Une réalité toujours vivante
La réédition en 2007 du manuel du docteur PRADEL, due à la passion et à la ténacité d’Henri DESSOLAS, Sorgeais de cœur et « humaniste de la nature », a eu , entre autres grands mérites, celui d’activer une mémoire toujours vivante.
Le lien entre Sorges et la truffe est si fort que passé et présent sont indéfectiblement soudés. Toutes les familles sorgeaises implantées dans la commune depuis au moins un siècle ont des archives qui leur parlent de truffe et de trufficulture, de petits secrets et de grandes réussites.
Bertrand de MALET ? il était l’arrière- grand-père de Michel de JUGLART, maire de Sorges de 1965 à 1978 et beau-père de Catherine de JUGLART, maire-adjointe aujourd’hui. Sylvestre DELTEILH ? il était l’arrière- grand-père de mon épouse.

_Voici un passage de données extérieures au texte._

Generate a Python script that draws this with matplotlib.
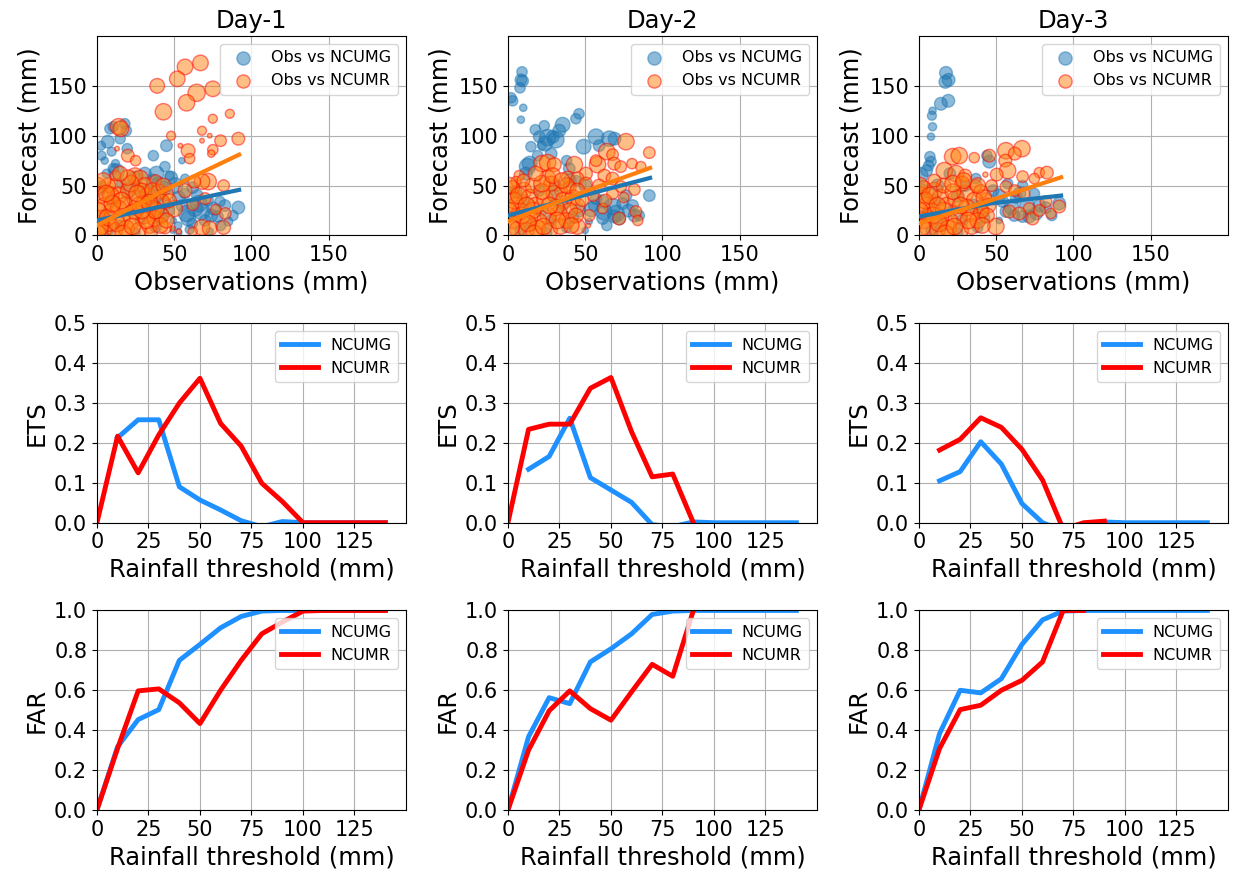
import numpy as np
import matplotlib
matplotlib.use("Agg")
import matplotlib.pyplot as plt

nan = np.nan
days = ["Day-1", "Day-2", "Day-3"]
thresholds = [0, 10, 20, 30, 40, 50, 60, 70, 80, 90, 100, 110, 120, 130, 140]

# ---- ETS ----
ets_g_d1 = [nan, .213, .258, .258, .09, .057, .032, .005, -.01, .003, 0, 0, 0, 0, 0]
ets_r_d1 = [0, .217, .125, .22, .30, .362, .249, .192, .099, .053, 0, 0, 0, 0, 0]
ets_g_d2 = [nan, .134, .166, .262, .113, .082, .051, -.005, -.01, .002, 0, 0, 0, 0, 0]
ets_r_d2 = [0, .234, .247, .247, .337, .364, .228, .115, .122, 0, nan, nan, nan, nan, nan]
ets_g_d3 = [nan, .105, .128, .203, .147, .048, 0, -.02, -.02, .002, 0, 0, 0, 0, 0]
ets_r_d3 = [nan, .182, .209, .263, .239, .184, .107, -.016, 0, .004, nan, nan, nan, nan, nan]

# ---- FAR ----
far_g_d1 = [0, .317, .453, .503, .75, .83, .913, .97, .997, 1, 1, 1, 1, 1, 1]
far_r_d1 = [0, .308, .597, .607, .537, .433, .60, .75, .883, .942, .997, 1, 1, 1, 1]
far_g_d2 = [0, .367, .563, .533, .742, .808, .883, .98, .997, 1, 1, 1, 1, 1, 1]
far_r_d2 = [0, .30, .497, .597, .508, .45, .592, .73, .67, 1, nan, nan, nan, nan, nan]
far_g_d3 = [0, .383, .60, .587, .658, .83, .953, .997, 1, 1, 1, 1, 1, 1, 1]
far_r_d3 = [0, .308, .503, .525, .60, .65, .742, 1, 1, nan, nan, nan, nan, nan, nan]

# ---- scatter: (obs, forecast, size) ----
sc_g_d1 = [(2.6,90,30),(7,94,60),(9.5,84,30),(8.4,107,40),(10.6,109,40),(18,112,40),(19,105,40),(15,97,40),
           (19.6,87,40),(3,80,30),(36.5,80,40),(45,90,50),(44,69,40),(38.6,62,80),(6.3,62,30),(12.7,64,90),
           (10.6,67,40),(3,50,30),(57,57,30),(55,75,15),(31,62,60),(24.6,57,80),(5,75,20),(12,72,25),(16,52,40),
           (26,48,60),(33,45,50),(40,52,70),(47,60,30),(82.8,30,50),(91.5,28,60),(79.6,34,40),(67.7,24,100),
           (63.4,27,90),(59,17,80),(55,30,50),(61.7,12,40),(52.6,10,20),(75.3,27,60),(70,15,50),(49.4,15,15),
           (44,32,60),(39.7,40,50),(50.5,50,90),(88,20,40),(85,14,30),(78,19,50),(72,35,40),(65,40,50),(57,42,40),
           (53,3,15),(49,5,12),(60,6,30),(73,4,20),(5,20,50),(10,35,60),(15,10,40),(22,25,50),(28,15,40),
           (35,30,60),(42,18,50),(30,40,40),(20,42,50),(8,5,30),(2,45,40),(25,3,30),(38,8,40),(46,25,60),
           (66,32,100),(58,22,100),(74,20,60),(80,10,40),(53,38,60),(62,48,50),(48,58,60),(43,47,80),(36,55,60)]
sc_r_d1 = [(57,169,90),(67,173,90),(39,150,80),(52,157,90),(64.5,143,110),(75,147,90),(58,133,100),(43,124,100),
           (75,117,30),(86,122,30),(68,105,30),(48,100,30),(73,100,8),(80,95,50),(91.5,97,60),(68,95,8),(59,85,70),
           (75,86,40),(74,82,20),(54,90,8),(60,77,40),(20,80,60),(25,75,40),(14,109,100),(15.5,107,90),(13,87,8),
           (72,54,100),(68,54,90),(63,54,60),(82,50,50),(57,45,70),(70,37,50),(62,31,50),(83,22,50),(77,26,40),
           (68,8,90),(73,7,80),(82,8,70),(62,4,30),(53,4,10),(49,7,10),(50,27,100),(24.6,60,90),(28,57,100),
           (31,50,90),(11.6,49,90),(7.3,50,80),(2,40,100),(5,30,100),(14,40,100),(18,30,100),(24.6,37,100),
           (33,40,90),(40,44,80),(45,42,70),(42,34,80),(36.5,27,100),(31,20,100),(24.6,24,100),(22,14,100),
           (16,17,100),(9.5,24,100),(3,17,100),(5,7,90),(11.6,5,90),(19,7,100),(27,5,90),(34,10,90),(37.5,17,90),
           (42,20,80),(14,27,100),(20,45,80),(29,45,80),(8,12,90),(1,3,80),(35,3,60),(44,8,60),(30,32,90),
           (12,60,40),(38,55,50),(0.5,50,100),(4,55,90),(9,40,100),(16,35,100),(22,52,100),(27,30,100),
           (32,15,100),(38,25,100),(41,10,90),(45,15,80),(0.5,25,100),(2,8,100),(7,18,100),(13,12,100),
           (17,2,100),(23,9,100),(29,25,100),(36,45,90),(43,50,80),(47,35,70),(20,58,90),(15,62,80),(10,32,100),
           (26,42,100),(34,33,100),(6,42,100)]
sc_g_d2 = [(9.1,164,40),(8.4,156,50),(9.5,155,50),(7.8,148,40),(2,138,40),(3,135,40),(9.9,128,20),(8.4,116,20),
           (46,122,40),(44,117,40),(17.7,106,40),(23.5,110,40),(35.4,111,80),(33.2,105,60),(20.3,99,50),
           (25.7,98,100),(29,99,60),(14.9,89,40),(19.2,80,40),(57,99,90),(65.6,97,90),(69,97,60),(49,89,80),
           (59,90,50),(12.7,69,100),(11.6,62,60),(39.7,67,50),(91.5,40,50),(76.4,40,50),(74.2,32,50),(67.7,29,100),
           (61.3,34,60),(57,37,50),(61.3,17,50),(68.8,19,60),(72,17,60),(52.6,14,15),(55.9,30,50),(80.7,30,50),
           (31,50,50),(5.2,44,50),(85,20,40),(78,25,60),(64,10,40),(50,5,15),(44,55,40),(38,75,40),(28,82,50),
           (22,90,30),(5,20,60),(10,35,60),(15,10,50),(22,25,50),(28,15,50),(35,30,60),(42,18,50),(30,40,50),
           (20,45,50),(8,5,40),(25,3,40),(38,8,40),(46,25,60),(31,96,100),(24,92,80),(62,24,100),(70,22,100),
           (54,26,80),(82,20,60),(50,50,60),(40,55,60),(14,72,80)]
sc_r_d2 = [(76.4,94,100),(91.5,83,50),(64,84,100),(67.7,81,50),(22,72,100),(25.7,73,100),(30,71,70),(43,71,100),
           (58,71,100),(57,75,50),(68.8,72,60),(73,69,50),(80.3,72,40),(86,69,40),(25.7,57,100),(38.6,58,60),
           (50.5,62,60),(62.4,60,60),(67.7,57,60),(81.8,46,50),(73,49,50),(67.7,42,50),(34.3,45,60),(45,57,60),
           (59,50,60),(50.5,52,60),(61.3,27,40),(82.8,24,50),(72,17,60),(52.6,20,50),(45,9,90),(52,10,8),
           (7.3,60,40),(5.2,54,40),(40,48,60),(55,40,50),(63,35,60),(75,38,40),(84,15,40),(2,40,100),(5,30,100),
           (10,45,100),(14,38,100),(18,30,100),(24,37,100),(30,42,100),(36,35,100),(42,38,90),(45,30,80),
           (40,25,90),(33,22,100),(26,20,100),(20,14,100),(14,18,100),(8,24,100),(3,15,100),(6,6,90),(12,5,90),
           (19,7,100),(27,5,90),(34,9,90),(38,15,90),(44,20,80),(16,50,80),(28,52,80),(10,55,60),(22,44,90),
           (31,28,100),(3,48,70),(0.5,50,100),(4,35,100),(9,20,100),(16,25,100),(22,52,100),(27,30,100),
           (32,15,100),(38,50,90),(41,10,90),(45,45,80),(0.5,25,100),(2,8,100),(7,40,100),(13,12,100),(17,2,100),
           (23,9,100),(29,60,90),(35,55,90),(18,62,80),(48,36,70),(12,30,100)]
sc_g_d3 = [(17.5,163,60),(17.1,154,60),(19.2,156,60),(14.2,132,60),(19,135,60),(8.8,125,20),(8.4,120,30),
           (8.8,109,25),(7.8,99,20),(7.1,79,40),(7.8,74,40),(0.5,60,100),(6.3,70,40),(45.5,74,60),(44,80,40),
           (36.9,57,40),(90.8,32,60),(71.4,19,60),(67.1,19,50),(61.7,20,50),(56.3,24,50),(52,15,15),(74.7,42,40),
           (67.1,50,40),(57.4,52,40),(54.2,34,50),(82,28,50),(86,20,40),(78,30,60),(63,38,50),(48,45,50),
           (30,50,50),(12,50,60),(3,45,60),(40,30,50),(25,40,60),(20,62,50),(5,65,50),(5,20,60),(10,35,60),
           (15,10,50),(22,25,50),(28,15,50),(35,30,60),(42,18,50),(8,5,40),(25,3,40),(38,8,40),(70,30,80),
           (60,28,80),(76,22,60),(65,42,60),(52,40,60)]
sc_r_d3 = [(56.3,85,100),(66.7,87,100),(62,82,60),(21.8,79,100),(26.1,80,100),(35.8,78,40),(45.5,80,60),
           (55.9,75,60),(57.4,65,100),(50.3,61,60),(43,61,10),(77.9,63,40),(82.8,63,60),(74.7,57,40),(67.1,59,50),
           (16.4,65,100),(24,62,100),(30,60,60),(36.9,50,50),(47,50,50),(56.3,49,50),(62,45,50),(68,42,50),
           (71.4,27,50),(82.2,34,50),(90.8,29,60),(85.4,22,40),(73.5,17,60),(58.5,24,60),(49.8,9,100),(41.2,24,60),
           (43.4,37,50),(40,44,70),(65,22,60),(78,25,50),(2,40,100),(5,30,100),(10,45,100),(14,38,100),(18,30,100),
           (24,37,100),(30,42,100),(36,35,100),(42,38,90),(45,30,80),(40,25,90),(33,22,100),(26,20,100),
           (20,14,100),(14,18,100),(8,24,100),(3,15,100),(6,6,90),(12,5,90),(19,7,100),(27,5,90),(34,9,90),
           (38,15,90),(44,20,80),(16,50,80),(28,52,80),(10,55,60),(22,44,90),(31,28,100),(3,48,70),(0.5,50,100),
           (4,35,100),(9,20,100),(16,25,100),(22,52,100),(27,30,100),(32,15,100),(38,50,90),(41,10,90),
           (0.5,25,100),(2,8,100),(7,40,100),(13,12,100),(17,2,100),(23,9,100),(29,55,90),(12,30,100)]

# ---- fitted trend lines (obs, forecast) ----
fit_x = [0, 46, 92]
fit_g = [[15, 30.5, 45.7], [20, 39, 57.7], [19, 32, 40]]
fit_r = [[10, 47, 81], [14, 42, 67.7], [12.3, 35, 58.3]]

ets_g = [ets_g_d1, ets_g_d2, ets_g_d3]
ets_r = [ets_r_d1, ets_r_d2, ets_r_d3]
far_g = [far_g_d1, far_g_d2, far_g_d3]
far_r = [far_r_d1, far_r_d2, far_r_d3]
sc_g = [sc_g_d1, sc_g_d2, sc_g_d3]
sc_r = [sc_r_d1, sc_r_d2, sc_r_d3]

TICK = 15
LAB = 17.5
LEG = 11.5
SIZE_SCALE = 1.4

fig, axes = plt.subplots(3, 3, figsize=(12.35, 8.73), dpi=100)
fig.subplots_adjust(left=0.0785, right=0.9943, bottom=0.0722, top=0.9588, wspace=0.33, hspace=0.44)

for j in range(3):
    ax = axes[0, j]
    g = np.array(sc_g[j]); r = np.array(sc_r[j])
    ax.scatter(g[:, 0], g[:, 1], s=g[:, 2] * SIZE_SCALE, color="C0", alpha=0.5, label="Obs vs NCUMG", zorder=2)
    ax.scatter(r[:, 0], r[:, 1], s=r[:, 2] * SIZE_SCALE, facecolor="C1", edgecolor="red", alpha=0.5,
               linewidths=1, label="Obs vs NCUMR", zorder=2)
    ax.plot(fit_x, fit_g[j], color="C0", lw=3, zorder=3)
    ax.plot(fit_x, fit_r[j], color="C1", lw=3, zorder=3)
    ax.set_xlim(0, 200); ax.set_ylim(0, 200)
    ax.set_xticks([0, 50, 100, 150]); ax.set_yticks([0, 50, 100, 150])
    ax.grid(True)
    ax.set_axisbelow(True)
    ax.set_title(days[j], fontsize=LAB)
    ax.set_xlabel("Observations (mm)", fontsize=LAB)
    ax.set_ylabel("Forecast (mm)", fontsize=LAB)
    ax.tick_params(labelsize=TICK)
    leg = ax.legend(loc="upper right", fontsize=LEG)
    for h in leg.legend_handles:
        h.set_sizes([90])

    ax = axes[1, j]
    ax.plot(thresholds, ets_g[j], color="dodgerblue", lw=3.5, label="NCUMG")
    ax.plot(thresholds, ets_r[j], color="red", lw=3.5, label="NCUMR")
    ax.set_xlim(0, 150); ax.set_ylim(0, 0.5)
    ax.set_xticks([0, 25, 50, 75, 100, 125])
    ax.set_yticks([0.0, 0.1, 0.2, 0.3, 0.4, 0.5])
    ax.grid(True)
    ax.set_xlabel("Rainfall threshold (mm)", fontsize=LAB)
    ax.set_ylabel("ETS", fontsize=LAB)
    ax.tick_params(labelsize=TICK)
    ax.legend(loc="upper right", fontsize=LEG, handlelength=2.3)

    ax = axes[2, j]
    ax.plot(thresholds, far_g[j], color="dodgerblue", lw=3.5, label="NCUMG")
    ax.plot(thresholds, far_r[j], color="red", lw=3.5, label="NCUMR")
    ax.set_xlim(0, 150); ax.set_ylim(0, 1.0)
    ax.set_xticks([0, 25, 50, 75, 100, 125])
    ax.set_yticks([0.0, 0.2, 0.4, 0.6, 0.8, 1.0])
    ax.grid(True)
    ax.set_xlabel("Rainfall threshold (mm)", fontsize=LAB)
    ax.set_ylabel("FAR", fontsize=LAB)
    ax.tick_params(labelsize=TICK)
    ax.legend(loc="upper right", fontsize=LEG, handlelength=2.3)

fig.savefig("out.png", dpi=100)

Quant au docteur PRADEL, il n’était autre que l’arrière-arrière- grand-père de Jean-Paul et de Pierre CHAMINADE : le premier est l’un de mes adjoints à la mairie et habite la maison qu’occupait son glorieux ancêtre ; le second perpétue la tradition familiale en exploitant le plus grand verger truffier de Sorges, réputé pour la qualité de sa production
Faut-il rappeler que Jean-Charles SAVIGNAC, l’actuel président de la Fédération Française des Trufficulteurs, fut maire de Sorges de 1978 à 2001 et que pendant ses mandats ont été crées l’Ecomusée de la Truffe et la renommée Fête de la Truffe, qui revient chaque année le dernier dimanche de janvier ? Jeune élu municipal, il eut dès le début des années 1970 ( il y a déjà plus de 35 ans ! ) la lumineuse idée de doter Sorges d’ une image forte , en mettant en valeur son riche passé trufficole et en donnant un avenir à cette grande tradition . Grâce à lui , Sorges et truffe sont devenues quasiment synonymes : on pense « Sorges » dès que l’on entend « truffe ». Personne n’ a oublié non plus tous ces Sorgeais passionnés, pour la plupart issus de familles ancrées dans la commune, qui ont tant oeuvré autour de lui pour faire mériter à Sorges ses galons de capitale .
Quant à la fameuse « auberge de la truffe » de Jacqueline LEYMARIE, elle est devenue une étape incontournable pour tous les gourmets : pourrait-on aujourd’hui l’imaginer ailleurs qu’ à Sorges ? Tant d’efforts remarquables méritaient d’être poursuivis et prolongés : depuis 2005, un marché hebdomadaire aux truffes anime les dimanches d’hiver au pied de l’église romane Saint-Germain et, le 14 janvier 2010, une superbe maison des Villages Truffiers a ouvert ses portes , en offrant un nouvel écrin digne de l’incomparable joyau qu’est notre « diamant noir ».
La réédition du manuel de Louis Pradel , qui intègre de précieuses contributions des meilleurs spécialistes contemporains , permet de faire la jonction entre l’observation éclairée de la nature qu’avait ce grand précurseur et les découvertes les plus récentes de la science. Mais aussi de confirmer que passé, présent et avenir sont les maillons d’une seule et même chaîne.